Inventory growth slows, prices flatten
September saw housing inventory nationwide increase 17% from a year ago, the 23rd consecutive month of gains, but the pace of growth has been slowing since May, according to the latest monthly report.
The number of for-sale properties remained above the 1 million threshold for the fifth month in a row.
Supply levels continued to vary widely across regions, with the South and West surpassing pre-pandemic inventory benchmarks, while the Northeast and Midwest are still suffering from a scarcity of homes.
At the metro level, Washington, DC, and Las Vegas recorded the biggest year-over-year inventory gains, at 48.7% and 40.8%, respectively, mirroring regional trends.
New listings, which are a measure of sellers putting their homes on the market, fell 1.2% from September 2024 and 1.8% from August.
The typical for-sale home spent 62 days on the market waiting for a buyer in September—a full week longer than during the same period a year ago. This marks the 18th month in a row of homes taking longer to sell on an annual basis.

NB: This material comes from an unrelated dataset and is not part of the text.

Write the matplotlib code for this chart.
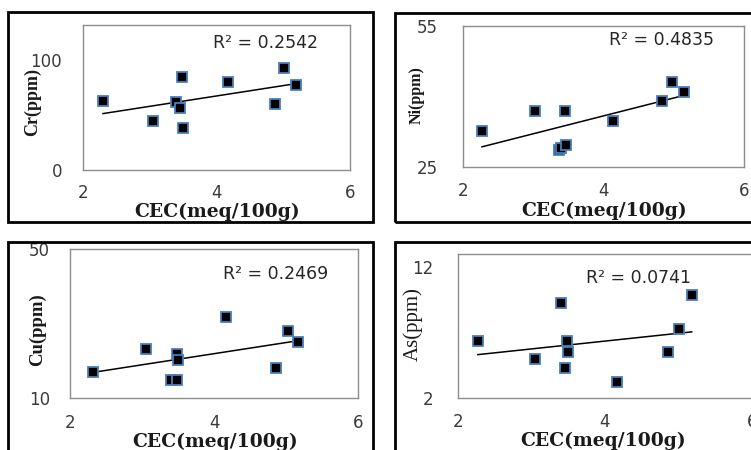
import matplotlib
matplotlib.use("Agg")
import matplotlib.pyplot as plt
from matplotlib.patches import Rectangle
import numpy as np

W, H = 751, 450

# ---- data ----
x_label = "CEC(meq/100g)"
x_ticks = [2, 4, 6]

cr_x = [2.30, 3.05, 3.40, 3.46, 3.49, 3.50, 4.17, 4.88, 5.01, 5.19]
cr_y = [63.0, 44.5, 62.1, 56.7, 84.5, 38.2, 80.0, 60.3, 92.7, 77.3]
cr_r2 = "R² = 0.2542"

ni_x = [2.27, 3.03, 3.37, 3.40, 3.45, 3.47, 4.13, 4.83, 4.97, 5.15]
ni_y = [32.6, 36.9, 28.6, 29.0, 36.9, 29.6, 34.8, 39.1, 43.0, 40.9]
ni_r2 = "R² = 0.4835"

cu_x = [2.32, 3.06, 3.40, 3.48, 3.48, 3.50, 4.17, 4.86, 5.03, 5.17]
cu_y = [17.0, 23.1, 14.9, 14.9, 21.7, 20.1, 31.8, 18.1, 27.9, 24.9]
cu_r2 = "R² = 0.2469"

as_x = [2.27, 3.05, 3.40, 3.45, 3.48, 3.50, 4.17, 4.86, 5.00, 5.18]
as_y = [6.35, 4.95, 9.23, 4.29, 6.35, 5.51, 3.20, 5.51, 7.24, 9.86]
as_r2 = "R² = 0.0741"

fig = plt.figure(figsize=(W / 100, H / 100), dpi=100)
fig.patch.set_facecolor("white")


def fx(px):
    return px / W


def fy(py):
    return 1 - py / H


def box(x0, y0, x1, y1):
    fig.patches.append(Rectangle((fx(x0), fy(y1)), fx(x1) - fx(x0), fy(y0) - fy(y1),
                                 transform=fig.transFigure, fill=False,
                                 edgecolor="black", linewidth=2.0, zorder=0))


# outer frames
box(8, 12, 373, 222)
box(395, 13, 760, 222)
box(8, 242, 373, 460)
box(395, 242, 760, 460)


def panel(area, xs, ys, ylim, yticks, ylabel, r2, r2pos, ylab_pos, xlab_pos,
          ypad, xpad, ysize, ybold=True):
    x0, y0, x1, y1 = area
    ax = fig.add_axes([fx(x0), fy(y1), fx(x1) - fx(x0), fy(y0) - fy(y1)])
    ax.set_xlim(2, 6)
    ax.set_ylim(*ylim)
    ax.set_xticks(x_ticks)
    ax.set_yticks(yticks)
    for s in ax.spines.values():
        s.set_color("#8c8c8c")
        s.set_linewidth(1.0)
    ax.tick_params(length=0, labelsize=12, colors="#3a3a3a")
    ax.tick_params(axis="y", pad=ypad)
    ax.tick_params(axis="x", pad=xpad)
    for t in ax.get_xticklabels() + ax.get_yticklabels():
        t.set_fontfamily("DejaVu Sans")
    # trendline from linear fit
    xa = np.array(xs)
    ya = np.array(ys)
    k, b = np.polyfit(xa, ya, 1)
    xl = np.array([xa.min(), xa.max()])
    ax.plot(xl, k * xl + b, color="black", linewidth=1.1, zorder=2)
    ax.plot(xs, ys, linestyle="none", marker="s", markersize=7,
            markerfacecolor="black", markeredgecolor="#4a7ebb",
            markeredgewidth=1.3, zorder=3, clip_on=False)
    fig.text(fx(r2pos[0]), fy(r2pos[1]), r2, ha="left", va="center",
             fontsize=12.5, color="#262626", family="DejaVu Sans")
    fig.text(fx(ylab_pos[0]), fy(ylab_pos[1]), ylabel, rotation=90,
             ha="center", va="center", fontsize=ysize,
             fontweight="bold" if ybold else "normal",
             family="Liberation Serif", color="#1a1a1a")
    fig.text(fx(xlab_pos[0]), fy(xlab_pos[1]), x_label, ha="center",
             va="center", fontsize=13.5, fontweight="bold",
             family="DejaVu Serif", color="#1a1a1a")
    return ax


panel((83, 25, 350, 170), cr_x, cr_y, (0, 132), [0, 100], "Cr(ppm)",
      cr_r2, (213, 43), (32, 102), (217, 212), ypad=15, xpad=10, ysize=13)
panel((463, 26, 744, 167), ni_x, ni_y, (25, 55), [25, 55], "Ni(ppm)",
      ni_r2, (609, 40), (417, 95), (604, 211), ypad=18, xpad=11, ysize=11.5)
panel((70, 249, 358, 398), cu_x, cu_y, (10, 50), [10, 50], "Cu(ppm)",
      cu_r2, (223, 274), (37, 330), (215, 442), ypad=14.5, xpad=11.5, ysize=13.5)
panel((458, 254, 752, 398), as_x, as_y, (2, 13), [2, 12], "As(ppm)",
      as_r2, (586, 278), (413, 324), (603, 441), ypad=18, xpad=11,
      ysize=15, ybold=False)

fig.savefig("out.png", dpi=100)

Notably, all four regions saw year-over-increases in days on the market, led by the West with an additional 10 days, followed by the South with eight days. In the Midwest, the typical home waited for a buyer an extra three days, while in the Northeast, a listing saw a delay of just one day.
Among the top 50 metros, homes lingered unsold the longest in Florida’s buyer-friendly Miami and Orlando, with 16 and 14 days, respectively.
The national median list price held steady at $425,000, same as a year ago, but it dropped 3.6% in the inventory-abundant West.